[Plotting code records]
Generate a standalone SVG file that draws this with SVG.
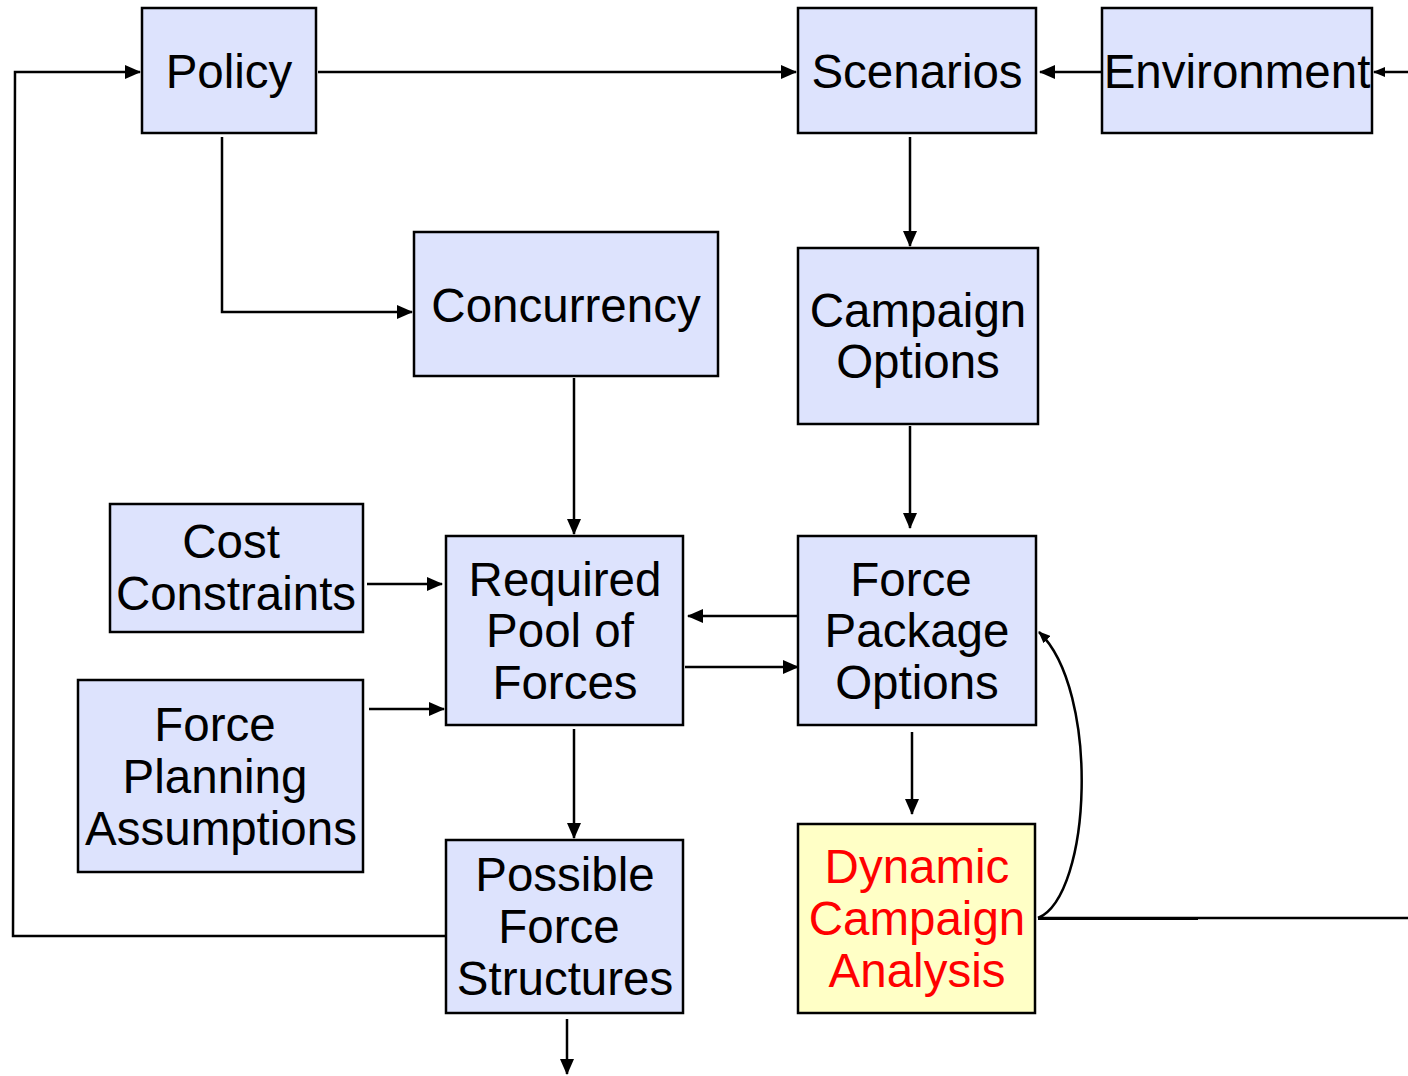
<svg xmlns="http://www.w3.org/2000/svg" width="1408" height="1076" viewBox="0 0 1408 1076">
<style>
.box{fill:#dde3fd;stroke:#000;stroke-width:2.5}
.dyn{fill:#ffffc6;stroke:#000;stroke-width:2.5}
.t{font-family:"Liberation Sans",Arial,sans-serif;font-size:47.5px;fill:#000;text-anchor:middle}
.r{fill:#ff0000}
.c{fill:none;stroke:#000;stroke-width:2.5}
</style>
<defs>
<marker id="a" markerUnits="userSpaceOnUse" markerWidth="16" markerHeight="14" refX="15" refY="7" orient="auto"><path d="M0,0 L16,7 L0,14 Z" fill="#000"/></marker>
<marker id="s" markerUnits="userSpaceOnUse" markerWidth="12" markerHeight="10" refX="11" refY="5" orient="auto"><path d="M0,0 L12,5 L0,10 Z" fill="#000"/></marker>
</defs>
<rect width="1408" height="1076" fill="#fff"/>
<g id="connectors">
<path class="c" d="M318,72 H796" marker-end="url(#a)"/>
<path class="c" d="M1102,72 H1040" marker-end="url(#a)"/>
<path class="c" d="M1408,72 H1374" marker-end="url(#s)"/>
<path class="c" d="M446,936 H13 L15,72 H140" marker-end="url(#a)"/>
<path class="c" d="M222,137 V312 H412" marker-end="url(#a)"/>
<path class="c" d="M910,137 V246" marker-end="url(#a)"/>
<path class="c" d="M910,426 V528" marker-end="url(#a)"/>
<path class="c" d="M574,378 V534" marker-end="url(#a)"/>
<path class="c" d="M367,584 H442" marker-end="url(#a)"/>
<path class="c" d="M369,709 H444" marker-end="url(#a)"/>
<path class="c" d="M798,616 H688" marker-end="url(#a)"/>
<path class="c" d="M685,667 H798" marker-end="url(#a)"/>
<path class="c" d="M574,729 V838" marker-end="url(#a)"/>
<path class="c" d="M912,732 V814" marker-end="url(#a)"/>
<path class="c" d="M567,1019 V1074" marker-end="url(#a)"/>
<path class="c" d="M1038,918 C1092,895 1100,690 1039,632" marker-end="url(#s)"/>
<path class="c" d="M1038,918 H1408"/>
<path d="M1038,919 H1198" stroke="#000" stroke-width="2"/>
</g>
<g id="policy"><rect class="box" x="142" y="8" width="174" height="125"/><text class="t" x="229" y="88">Policy</text></g>
<g id="scenarios"><rect class="box" x="798" y="8" width="238" height="125"/><text class="t" x="917" y="88">Scenarios</text></g>
<g id="environment"><rect class="box" x="1102" y="8" width="270" height="125"/><text class="t" x="1237" y="88">Environment</text></g>
<g id="concurrency"><rect class="box" x="414" y="232" width="304" height="144"/><text class="t" x="566" y="322">Concurrency</text></g>
<g id="campaign-options"><rect class="box" x="798" y="248" width="240" height="176"/><text class="t" x="918" y="327">Campaign</text><text class="t" x="918" y="378">Options</text></g>
<g id="cost-constraints"><rect class="box" x="110" y="504" width="253" height="128"/><text class="t" x="231" y="558">Cost</text><text class="t" x="236" y="610">Constraints</text></g>
<g id="required-pool"><rect class="box" x="446" y="536" width="237" height="189"/><text class="t" x="565" y="596">Required</text><text class="t" x="560" y="647">Pool of</text><text class="t" x="565" y="699">Forces</text></g>
<g id="force-package"><rect class="box" x="798" y="536" width="238" height="189"/><text class="t" x="911" y="596">Force</text><text class="t" x="917" y="647">Package</text><text class="t" x="917" y="699">Options</text></g>
<g id="force-planning"><rect class="box" x="78" y="680" width="285" height="192"/><text class="t" x="215" y="741">Force</text><text class="t" x="215" y="793">Planning</text><text class="t" x="221" y="845">Assumptions</text></g>
<g id="possible-force"><rect class="box" x="446" y="840" width="237" height="173"/><text class="t" x="565" y="891">Possible</text><text class="t" x="559" y="943">Force</text><text class="t" x="565" y="995">Structures</text></g>
<g id="dynamic-campaign"><rect class="dyn" x="798" y="824" width="237" height="189"/><text class="t r" x="917" y="883">Dynamic</text><text class="t r" x="917" y="935">Campaign</text><text class="t r" x="917" y="987">Analysis</text></g>
</svg>
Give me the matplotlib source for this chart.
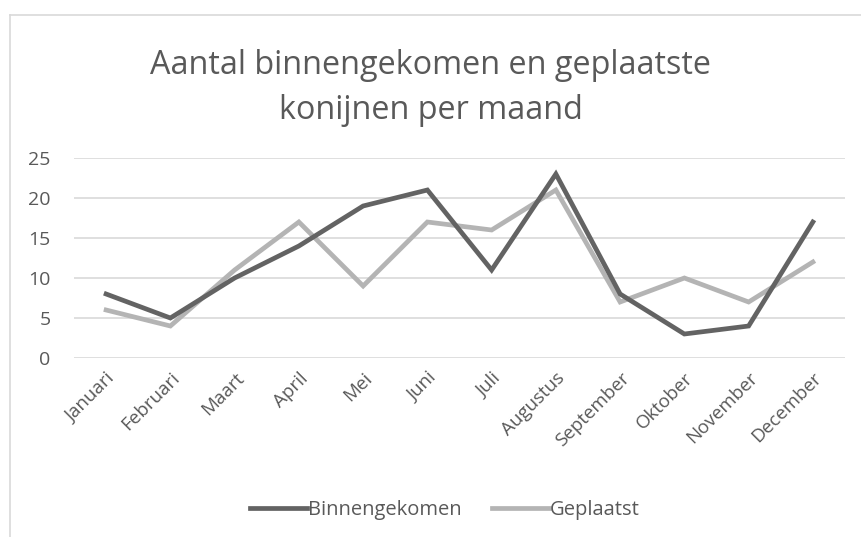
import matplotlib.pyplot as plt
from matplotlib.lines import Line2D

plt.rcParams['font.family'] = ['Open Sans', 'DejaVu Sans']

# data
maanden = ['Januari', 'Februari', 'Maart', 'April', 'Mei', 'Juni', 'Juli',
           'Augustus', 'September', 'Oktober', 'November', 'December']
binnengekomen = [8, 5, 10, 14, 19, 21, 11, 23, 8, 3, 4, 17]
geplaatst = [6, 4, 11, 17, 9, 17, 16, 21, 7, 10, 7, 12]
y_ticks = [0, 5, 10, 15, 20, 25]

text_col = '#595959'
dark = '#636363'
light = '#b4b4b4'

fig = plt.figure(figsize=(8.61, 5.37), dpi=100)
# plot area in pixel terms: x 74..845, y 158..358
ax = fig.add_axes([74 / 861, 1 - 358 / 537, (845 - 74) / 861, 200 / 537])

x = list(range(len(maanden)))
ax.plot(x, geplaatst, color=light, lw=3.4, solid_joinstyle='miter', zorder=3)
ax.plot(x, binnengekomen, color=dark, lw=3.4, solid_joinstyle='miter', zorder=4)

ax.set_xlim(-0.5, len(maanden) - 0.5)
ax.set_ylim(0, 25)
ax.set_yticks(y_ticks)
ax.set_xticks(x)
ax.set_xticklabels(maanden, rotation=45, ha='right', rotation_mode='anchor')
ax.grid(axis='y', color='#d9d9d9', lw=1.2)
ax.set_axisbelow(True)
for s in ax.spines.values():
    s.set_visible(False)
ax.tick_params(axis='both', length=0, colors=text_col, labelsize=13.5)
ax.tick_params(axis='y', labelsize=14, pad=17)
ax.tick_params(axis='x', pad=8)

fig.text(0.5, 1 - 88 / 537, 'Aantal binnengekomen en geplaatste\nkonijnen per maand',
         ha='center', va='center', fontsize=23.3, color=text_col, linespacing=1.5)

handles = [Line2D([], [], color=dark, lw=3.4), Line2D([], [], color=light, lw=3.4)]
fig.legend(handles, ['Binnengekomen', 'Geplaatst'], loc='center',
           bbox_to_anchor=(445 / 861, 1 - 510 / 537), ncol=2, frameon=False,
           fontsize=14.5, labelcolor=text_col, handlelength=2.8,
           handletextpad=0.05, columnspacing=1.55)

# chart border (only top and left visible in the reference)
fig.add_artist(Line2D([10 / 861, 1], [1 - 14.5 / 537] * 2, color='#d9d9d9', lw=1.2))
fig.add_artist(Line2D([10 / 861] * 2, [0, 1 - 14.5 / 537], color='#d9d9d9', lw=1.2))

fig.savefig('out.png', dpi=100, facecolor='white')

Exercise prompt – Copy the whole listing above word for word but do not carry over the pictures.

Final result –
Generate a standalone SVG file that draws this with SVG.
<svg xmlns="http://www.w3.org/2000/svg" width="1408" height="1076" viewBox="0 0 1408 1076">
<style>
.box{fill:#dde3fd;stroke:#000;stroke-width:2.5}
.dyn{fill:#ffffc6;stroke:#000;stroke-width:2.5}
.t{font-family:"Liberation Sans",Arial,sans-serif;font-size:47.5px;fill:#000;text-anchor:middle}
.r{fill:#ff0000}
.c{fill:none;stroke:#000;stroke-width:2.5}
</style>
<defs>
<marker id="a" markerUnits="userSpaceOnUse" markerWidth="16" markerHeight="14" refX="15" refY="7" orient="auto"><path d="M0,0 L16,7 L0,14 Z" fill="#000"/></marker>
<marker id="s" markerUnits="userSpaceOnUse" markerWidth="12" markerHeight="10" refX="11" refY="5" orient="auto"><path d="M0,0 L12,5 L0,10 Z" fill="#000"/></marker>
</defs>
<rect width="1408" height="1076" fill="#fff"/>
<g id="connectors">
<path class="c" d="M318,72 H796" marker-end="url(#a)"/>
<path class="c" d="M1102,72 H1040" marker-end="url(#a)"/>
<path class="c" d="M1408,72 H1374" marker-end="url(#s)"/>
<path class="c" d="M446,936 H13 L15,72 H140" marker-end="url(#a)"/>
<path class="c" d="M222,137 V312 H412" marker-end="url(#a)"/>
<path class="c" d="M910,137 V246" marker-end="url(#a)"/>
<path class="c" d="M910,426 V528" marker-end="url(#a)"/>
<path class="c" d="M574,378 V534" marker-end="url(#a)"/>
<path class="c" d="M367,584 H442" marker-end="url(#a)"/>
<path class="c" d="M369,709 H444" marker-end="url(#a)"/>
<path class="c" d="M798,616 H688" marker-end="url(#a)"/>
<path class="c" d="M685,667 H798" marker-end="url(#a)"/>
<path class="c" d="M574,729 V838" marker-end="url(#a)"/>
<path class="c" d="M912,732 V814" marker-end="url(#a)"/>
<path class="c" d="M567,1019 V1074" marker-end="url(#a)"/>
<path class="c" d="M1038,918 C1092,895 1100,690 1039,632" marker-end="url(#s)"/>
<path class="c" d="M1038,918 H1408"/>
<path d="M1038,919 H1198" stroke="#000" stroke-width="2"/>
</g>
<g id="policy"><rect class="box" x="142" y="8" width="174" height="125"/><text class="t" x="229" y="88">Policy</text></g>
<g id="scenarios"><rect class="box" x="798" y="8" width="238" height="125"/><text class="t" x="917" y="88">Scenarios</text></g>
<g id="environment"><rect class="box" x="1102" y="8" width="270" height="125"/><text class="t" x="1237" y="88">Environment</text></g>
<g id="concurrency"><rect class="box" x="414" y="232" width="304" height="144"/><text class="t" x="566" y="322">Concurrency</text></g>
<g id="campaign-options"><rect class="box" x="798" y="248" width="240" height="176"/><text class="t" x="918" y="327">Campaign</text><text class="t" x="918" y="378">Options</text></g>
<g id="cost-constraints"><rect class="box" x="110" y="504" width="253" height="128"/><text class="t" x="231" y="558">Cost</text><text class="t" x="236" y="610">Constraints</text></g>
<g id="required-pool"><rect class="box" x="446" y="536" width="237" height="189"/><text class="t" x="565" y="596">Required</text><text class="t" x="560" y="647">Pool of</text><text class="t" x="565" y="699">Forces</text></g>
<g id="force-package"><rect class="box" x="798" y="536" width="238" height="189"/><text class="t" x="911" y="596">Force</text><text class="t" x="917" y="647">Package</text><text class="t" x="917" y="699">Options</text></g>
<g id="force-planning"><rect class="box" x="78" y="680" width="285" height="192"/><text class="t" x="215" y="741">Force</text><text class="t" x="215" y="793">Planning</text><text class="t" x="221" y="845">Assumptions</text></g>
<g id="possible-force"><rect class="box" x="446" y="840" width="237" height="173"/><text class="t" x="565" y="891">Possible</text><text class="t" x="559" y="943">Force</text><text class="t" x="565" y="995">Structures</text></g>
<g id="dynamic-campaign"><rect class="dyn" x="798" y="824" width="237" height="189"/><text class="t r" x="917" y="883">Dynamic</text><text class="t r" x="917" y="935">Campaign</text><text class="t r" x="917" y="987">Analysis</text></g>
</svg>
Give me the matplotlib source for this chart.
import matplotlib.pyplot as plt
from matplotlib.lines import Line2D

plt.rcParams['font.family'] = ['Open Sans', 'DejaVu Sans']

# data
maanden = ['Januari', 'Februari', 'Maart', 'April', 'Mei', 'Juni', 'Juli',
           'Augustus', 'September', 'Oktober', 'November', 'December']
binnengekomen = [8, 5, 10, 14, 19, 21, 11, 23, 8, 3, 4, 17]
geplaatst = [6, 4, 11, 17, 9, 17, 16, 21, 7, 10, 7, 12]
y_ticks = [0, 5, 10, 15, 20, 25]

text_col = '#595959'
dark = '#636363'
light = '#b4b4b4'

fig = plt.figure(figsize=(8.61, 5.37), dpi=100)
# plot area in pixel terms: x 74..845, y 158..358
ax = fig.add_axes([74 / 861, 1 - 358 / 537, (845 - 74) / 861, 200 / 537])

x = list(range(len(maanden)))
ax.plot(x, geplaatst, color=light, lw=3.4, solid_joinstyle='miter', zorder=3)
ax.plot(x, binnengekomen, color=dark, lw=3.4, solid_joinstyle='miter', zorder=4)

ax.set_xlim(-0.5, len(maanden) - 0.5)
ax.set_ylim(0, 25)
ax.set_yticks(y_ticks)
ax.set_xticks(x)
ax.set_xticklabels(maanden, rotation=45, ha='right', rotation_mode='anchor')
ax.grid(axis='y', color='#d9d9d9', lw=1.2)
ax.set_axisbelow(True)
for s in ax.spines.values():
    s.set_visible(False)
ax.tick_params(axis='both', length=0, colors=text_col, labelsize=13.5)
ax.tick_params(axis='y', labelsize=14, pad=17)
ax.tick_params(axis='x', pad=8)

fig.text(0.5, 1 - 88 / 537, 'Aantal binnengekomen en geplaatste\nkonijnen per maand',
         ha='center', va='center', fontsize=23.3, color=text_col, linespacing=1.5)

handles = [Line2D([], [], color=dark, lw=3.4), Line2D([], [], color=light, lw=3.4)]
fig.legend(handles, ['Binnengekomen', 'Geplaatst'], loc='center',
           bbox_to_anchor=(445 / 861, 1 - 510 / 537), ncol=2, frameon=False,
           fontsize=14.5, labelcolor=text_col, handlelength=2.8,
           handletextpad=0.05, columnspacing=1.55)

# chart border (only top and left visible in the reference)
fig.add_artist(Line2D([10 / 861, 1], [1 - 14.5 / 537] * 2, color='#d9d9d9', lw=1.2))
fig.add_artist(Line2D([10 / 861] * 2, [0, 1 - 14.5 / 537], color='#d9d9d9', lw=1.2))

fig.savefig('out.png', dpi=100, facecolor='white')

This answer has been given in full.